Not long after Kevin Holland stopped an alleged car thief last October, the UFC veteran apparently had an unexpected run-in with the law of his own.
Holland revealed the story unprompted on a recent episode of The MMA Hour, explaining he was briefly arrested for unpaid traffic tickets shortly after his no-contest with Kyle Daukaus at UFC Vegas 38 — tickets that, unbeknownst to the 29-year-old California native, had been sitting around collecting dust since his teenage years.
“I had a Texas ID when I was 18, right?” Holland explained on The MMA Hour. “But then when I got like 20, 21, I moved back to California and I got me an actual driver license, because I used to drive without a driver license for the longest [time], right? Just thugging it. And when I went and got my driver license, I tried to pay all my tickets, right? So especially when I started making money, I paid all of my tickets.
“I guess we couldn’t find the tickets that were underneath my Texas ID, so I was driving to the airport [in late 2021] to go pick up my friend, and I got pulled over, and he was like, ‘Do you have another ID?’ I was like, ‘No.’ He was like, ‘Yeah, you do.’ I was like, ‘No, I don’t.’ He was like, ‘Well, I’m taking you to jail because you have such and such tickets.’ I was like, ‘Bro, I don’t have any tickets.’ I was like, ‘What are you talking about?’”
Baffled by the situation, Holland said he was then handcuffed and taken to a nearby jail, where he was immediately recognized for his UFC exploits by the booking officer.
“He was like, ‘Oh, why did you arrest this guy?’ And I was like, ‘He says I have tickets, bro. I don’t have no tickets,’” Holland recalled. “He was like, ‘Nah, bro. You’ve got tickets.’ I was like, ‘I don’t have no tickets.’ So he shows me and I’ve got like $5,000 worth of tickets.
“I had some cash in my wallet, so he was like, ‘We can use this cash to pay some of your tickets right now, and we can let you go.’ And I was like, ‘Bet. Do it. I don’t want to be here.’ So I just sat there and talked to him for a minute, we chopped it up, talked about how I’d make a good detective and whatnot, and then I went home.”
All in all, Holland said it was a brief trip. Considering how innocuous Holland’s offenses even were, the officer who initially arrested him also seemingly heard it from his peers.

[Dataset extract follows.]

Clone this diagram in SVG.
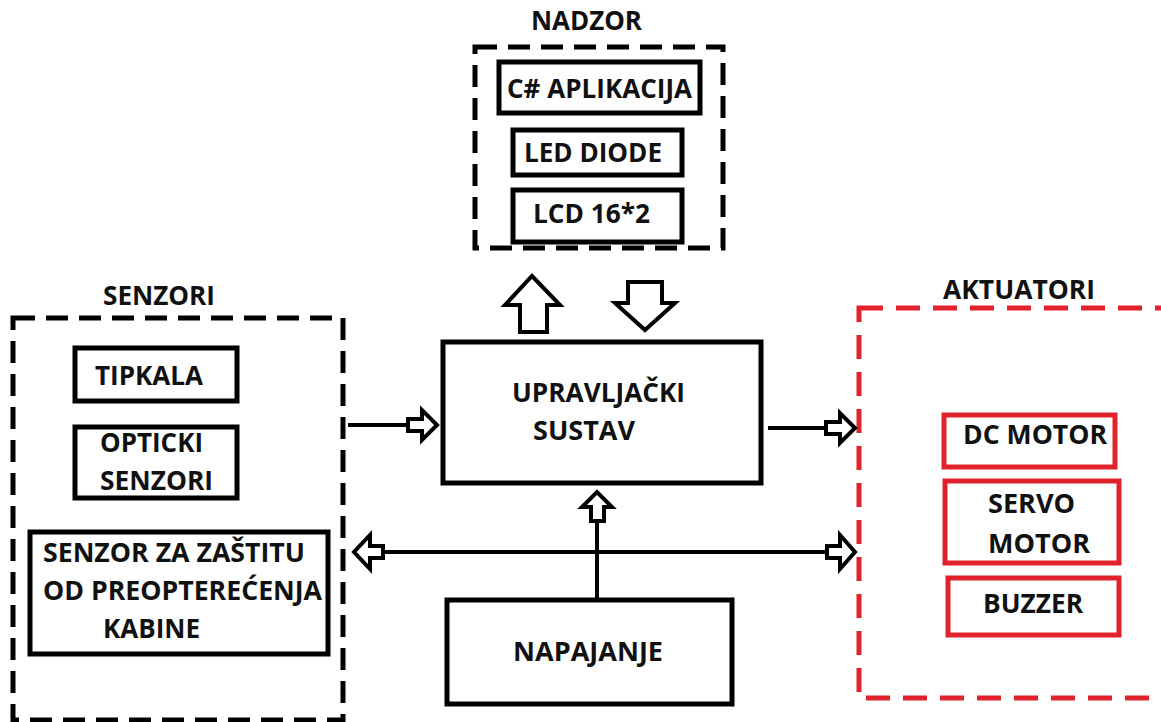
<svg xmlns="http://www.w3.org/2000/svg" width="1161" height="722" viewBox="0 0 1161 722">
<style>
text{font-family:"Open Sans","Liberation Sans",Arial,sans-serif;font-weight:bold;font-size:26px;fill:#111}
.box{fill:none;stroke:#000;stroke-width:5}
.rbox{fill:none;stroke:#e0222c;stroke-width:5}
.dash{fill:none;stroke:#000;stroke-width:5;stroke-dasharray:22 11}
.rdash{fill:none;stroke:#e0222c;stroke-width:5;stroke-dasharray:24 13}
.line{stroke:#000;stroke-width:4;fill:none}
.blk{fill:#fff;stroke:#000;stroke-width:4;stroke-linejoin:miter}
</style>
<rect width="1161" height="722" fill="#fff"/>
<g id="nadzor">
<rect class="dash" x="475" y="47" width="248" height="201"/>
<text x="531" y="30" textLength="111" lengthAdjust="spacingAndGlyphs">NADZOR</text>
</g>
<g id="c-aplikacija">
<rect class="box" x="499" y="62" width="201" height="51"/>
<text x="507" y="98" textLength="185" lengthAdjust="spacingAndGlyphs">C# APLIKACIJA</text>
</g>
<g id="led-diode">
<rect class="box" x="513" y="130" width="169" height="45"/>
<text x="524" y="162" textLength="138" lengthAdjust="spacingAndGlyphs">LED DIODE</text>
</g>
<g id="lcd">
<rect class="box" x="513" y="190" width="169" height="52"/>
<text x="533" y="223" textLength="117" lengthAdjust="spacingAndGlyphs">LCD 16*2</text>
</g>
<g id="senzori">
<rect class="dash" x="13" y="318" width="330" height="402"/>
<text x="103" y="305" textLength="112" lengthAdjust="spacingAndGlyphs">SENZORI</text>
</g>
<g id="tipkala">
<rect class="box" x="75" y="348" width="162" height="53"/>
<text x="95" y="385" textLength="108" lengthAdjust="spacingAndGlyphs">TIPKALA</text>
</g>
<g id="opticki">
<rect class="box" x="75" y="427" width="162" height="71"/>
<text x="100" y="452" textLength="103" lengthAdjust="spacingAndGlyphs">OPTICKI</text>
<text x="100" y="490" textLength="113" lengthAdjust="spacingAndGlyphs">SENZORI</text>
</g>
<g id="senzor-zastita">
<rect class="box" x="30" y="532" width="298" height="122"/>
<text x="43" y="562" textLength="262" lengthAdjust="spacingAndGlyphs">SENZOR ZA ZAŠTITU</text>
<text x="43" y="600" textLength="279" lengthAdjust="spacingAndGlyphs">OD PREOPTEREĆENJA</text>
<text x="103" y="638" textLength="97" lengthAdjust="spacingAndGlyphs">KABINE</text>
</g>
<g id="upravljacki">
<rect class="box" x="443" y="342" width="318" height="141"/>
<text x="512" y="402" textLength="173" lengthAdjust="spacingAndGlyphs">UPRAVLJAČKI</text>
<text x="533" y="440" textLength="102" lengthAdjust="spacingAndGlyphs">SUSTAV</text>
</g>
<g id="napajanje">
<rect class="box" x="447" y="600" width="285" height="104"/>
<text x="513" y="661" textLength="150" lengthAdjust="spacingAndGlyphs">NAPAJANJE</text>
</g>
<g id="aktuatori">
<rect class="rdash" x="859" y="308" width="320" height="390"/>
<text x="943" y="299" textLength="152" lengthAdjust="spacingAndGlyphs">AKTUATORI</text>
</g>
<g id="dc-motor">
<rect class="rbox" x="944" y="415" width="171" height="52"/>
<text x="963" y="444" textLength="144" lengthAdjust="spacingAndGlyphs">DC MOTOR</text>
</g>
<g id="servo-motor">
<rect class="rbox" x="945" y="481" width="174" height="82"/>
<text x="988" y="513" textLength="87" lengthAdjust="spacingAndGlyphs">SERVO</text>
<text x="988" y="553" textLength="102" lengthAdjust="spacingAndGlyphs">MOTOR</text>
</g>
<g id="buzzer">
<rect class="rbox" x="948" y="578" width="171" height="57"/>
<text x="983" y="613" textLength="100" lengthAdjust="spacingAndGlyphs">BUZZER</text>
</g>
<g id="connectors">
<polygon class="blk" points="520,332 520,305 505,305 532,276 560,305 547,305 547,332"/>
<polygon class="blk" points="628,282 662,282 662,303 675,303 645,330 615,303 628,303"/>
<line class="line" x1="348" y1="425" x2="408" y2="425"/>
<polygon class="blk" points="408,419 422,419 422,410 437,425 422,440 422,431 408,431"/>
<line class="line" x1="768" y1="428" x2="826" y2="428"/>
<polygon class="blk" points="826,422 840,422 840,413 855,428 840,443 840,434 826,434"/>
<line class="line" x1="597" y1="521" x2="597" y2="600"/>
<polygon class="blk" points="591,521 591,507 582,507 597,492 612,507 604,507 604,521"/>
<line class="line" x1="383" y1="552" x2="827" y2="552"/>
<polygon class="blk" points="383,546 370,546 370,535 354,552 370,569 370,558 383,558"/>
<polygon class="blk" points="827,546 840,546 840,535 855,552 840,569 840,558 827,558"/>
</g>
</svg>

“Once I got there, he got in trouble. They were like, ‘Bro, you could’ve let him make it.’ So he had to apologize to me,” Holland said, laughing. “So it was pretty cool, it was pretty cool.
“The only thing that sucked is my friend didn’t get picked up from the airport. They let me get my phone, I was like, ‘Hey, you’re going to have to Uber. I can’t pick you up.’”
It’s a story that fortunately had a happy enough ending for Holland, who is scheduled to drop down to the welterweight division for the first time since 2017 when he meets Alex Oliveira on March 5 at UFC 272.
Even if Holland is the first to admit things may have gone differently in his younger years.
“They tried to repo my car — I didn’t have to pay to get it out though,” Holland said. “I went straight to the repo spot and they gave me my car, so it was pretty cool. It was straight.
“When I was younger, that would’ve been bad. [But] it wasn’t that bad, so it was whatever.”